38-latek kilka dni temu przyszedł do szpitala w Drezdenku z prośbą o pomoc. Po niezbędnych badaniach mężczyzna zamiast podziękować medykom, ukradł sprzęt medyczny i leki. Dzięki reakcji personelu szpitala, która powiadomiła policjantów o kradzieży, dzielnicowi szybko namierzyli i zatrzymali podejrzanego.
Nietypowa sytuacja miała miejsce w środę, 12 stycznia. Tego dnia wcześnie rano na Izbę Przyjęć zgłosił się 38-latek, który potrzebował pomocy medycznej. Kiedy ją otrzymał, zamiast podziękować personelowi postanowił wzbogacić się kosztem szpitala i dokonał kradzieży sprzętu medycznego i lekarstw.
38-latek spakował łup do torby i zaczął uciekać. Nie reagował na krzyki medyków, którzy próbowali go zatrzymać. Kiedy mężczyzna opuścił szpital o kradzieży powiadomiono dyżurnego z Komendy Powiatowej Policji w Strzelcach Krajeńskich. Informacja o zdarzeniu dotarła również do dzielnicowych z Drezdenka, którzy mają bardzo dobre rozeznanie terenu i mogą szybko wytypować miejsca ukrycia się podejrzanego.
W tym przypadku ich wiedza i profesjonalizm również okazał się kluczowy. Policjanci szybko namierzyli podejrzewanego w pobliżu dworca kolejowego. Mundurowi ujawnili przy nim torbę ze sprzętem medycznym i lekami. 38-latek został zatrzymany i trafił do policyjnej izby zatrzymań. Skradzione rzeczy jeszcze tego samego dnia wróciły do szpitala. Ich wartość oszacowano na kwotę około 1200 złotych.

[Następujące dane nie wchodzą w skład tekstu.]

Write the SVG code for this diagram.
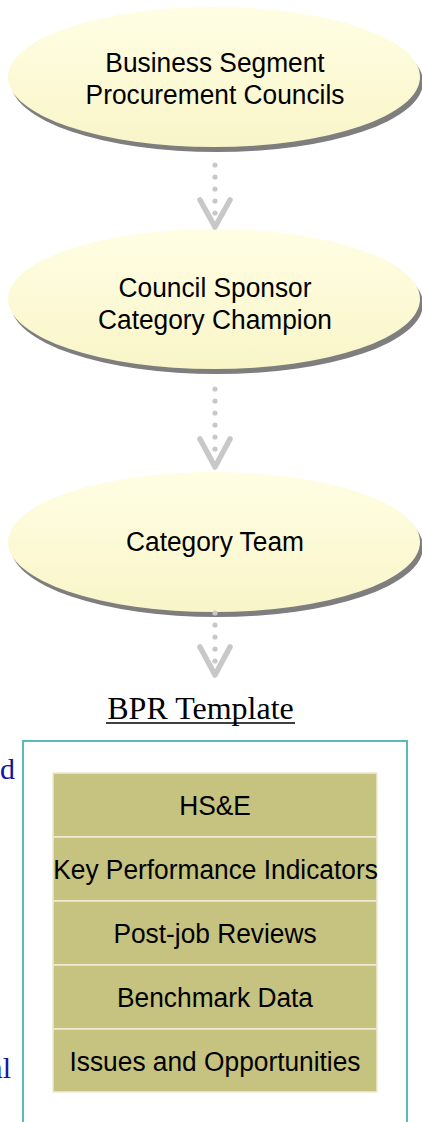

Jednak nie kwota, a sam fakt, że pacjent zamiast być wdzięczny za pomoc, pokusił się na sprzęt i leki, które przecież mają służyć innym potrzebującym, nie wymaga komentarza. Na takie zachowanie nie może być zgody. Dzień później 38-latek usłyszał zarzut kradzieży. Grozi mu do 5 lat pozbawienia wolności.